2. Paperless Portfolios
Nothing paperless about this large ring-binder! Thank you, Nessie!
This is the second chapter of our writings on Making NVQs easy.We have explained how the bulky all-paper NVQ portfolios of the 1980s and 1990s are now giving way to NVQ (and SVQ) portfolios which use newer technology. The bulky lever-arch files of the past are, we would like to hope, now things of the past. They were big, heavy and cost a fortune to send through the post. The biggest Monster Portfolio I have ever come across weighed 22 kilograms and arrived on a parcel delivery van!
There is an anecdote which purports to be based on an engineering works in the English Midlands which was staffed mainly by Sikhs. It seems they preferred to describe their jobs by speaking into a tape recorder, rather than having to write lengthy written accounts. They were candidates for Level 3 in Management at the time and the entire group gained the NVQ. Their portfolios consisted of about six cassette tapes apiece. By any reckoning these were paperless portfolios.

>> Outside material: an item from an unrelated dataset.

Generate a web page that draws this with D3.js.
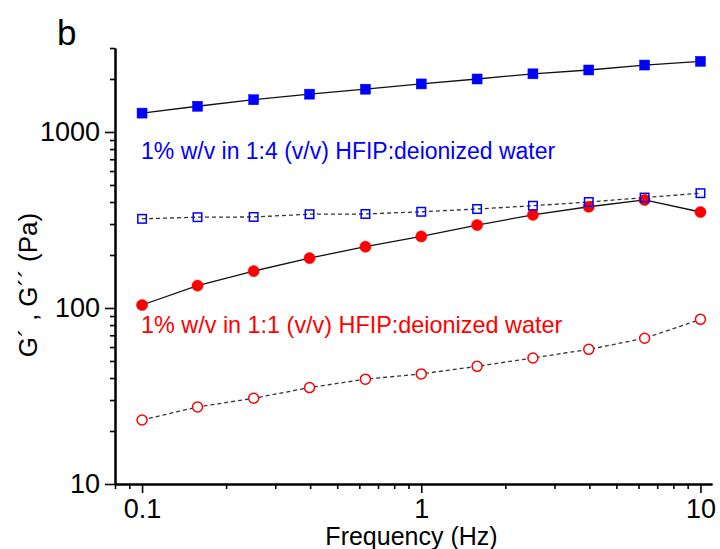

The Awarding Bodies have for years been discouraging methods of assessment which rely too heavily on paper documentation, but the tendency to check the quality of an assessment by examining the candidate’s paper portfolio dies very hard. Some years ago, in a widely distributed booklet, Dr. Chris Devereux advocated using recordings of what he called ‘Professional Discussions’. However he realised that “out there” were Verifiers who might feel cheated if they were not given something to read! Dr. Devereux advocated producing transcripts of key parts of the discussion so that Verifiers, both Internal and External, could read a summary. Personally, I hate having to transcribe anything!
In the event Dr. Devereux’s fears proved groundless. No Awarding Body made an issue of having to see ‘transcripts’, so full recordings of professional discussions soon came to be accepted, but the boxed cassette tape format was about to be superseded. It is now possible to use digital recording methods, which can be transferred to a computer and copied in a variety of electronic formats, such as WAV, AIFF, and, of course, MP3. Once digitised in this way, a PC user can ‘burn’ as many CDs or CD-ROMs as he or she wishes from a single original.